The day after Thanksgiving—commonly known as Black Friday—has become one of the most hectic shopping days in the United States. National retailers traditionally offer limited-time discounts on a wide range of products to attract shoppers into stores and entice online buyers with similar deals. Many believe that the term Black Friday originates from the idea that businesses operate at a financial deficit, or “in the red,” until the day after Thanksgiving, when significant sales allow them to turn a profit, or go “in the black.” However, this explanation is incorrect.
The more accurate origin of the term dates back to the early 1960s, when Philadelphia police officers coined the phrase Black Friday to describe the disorder caused by an influx of suburban tourists flooding the city for holiday shopping and, in some years, to attend Saturday’s annual Army-Navy football game. The enormous crowds created significant challenges for law enforcement, who worked extended shifts to manage traffic congestion, accidents, shoplifting, and other disruptions. Within a few years, the term Black Friday became common in Philadelphia. City merchants tried to rebrand the day as “Big Friday” to soften its negative connotations. The use of Black Friday to refer to a positive surge in retail profits didn’t gain national traction until the late 1980s, when merchants began promoting the red-to-black profit narrative. Black Friday was subsequently marketed as the day stores began turning a profit for the year and as the biggest shopping day in the U.S. In reality, many retailers experienced their largest sales on the Saturday before Christmas.

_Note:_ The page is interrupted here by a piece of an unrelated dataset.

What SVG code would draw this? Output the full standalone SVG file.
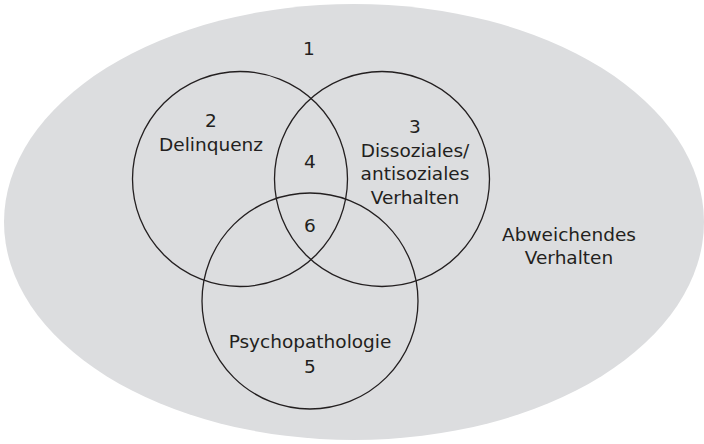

In recent years, Black Friday has been followed by additional shopping-focused events, such as Small Business Saturday, which encourages consumers to shop at local retailers, and Cyber Monday, which highlights online shopping deals. Giving Tuesday has also emerged, encouraging charitable donations during the holiday season.
Historically, Black Friday has another unrelated meaning tied to a financial scandal. On Friday, September 24, 1869, Wall Street financiers Jay Gould and Jim Fisk attempted to monopolize the nation’s gold market at the New York Gold Exchange by purchasing as much gold as possible to inflate prices. Their scheme collapsed when President Ulysses S. Grant intervened, causing the stock market to crash and leading to financial ruin for thousands of Americans.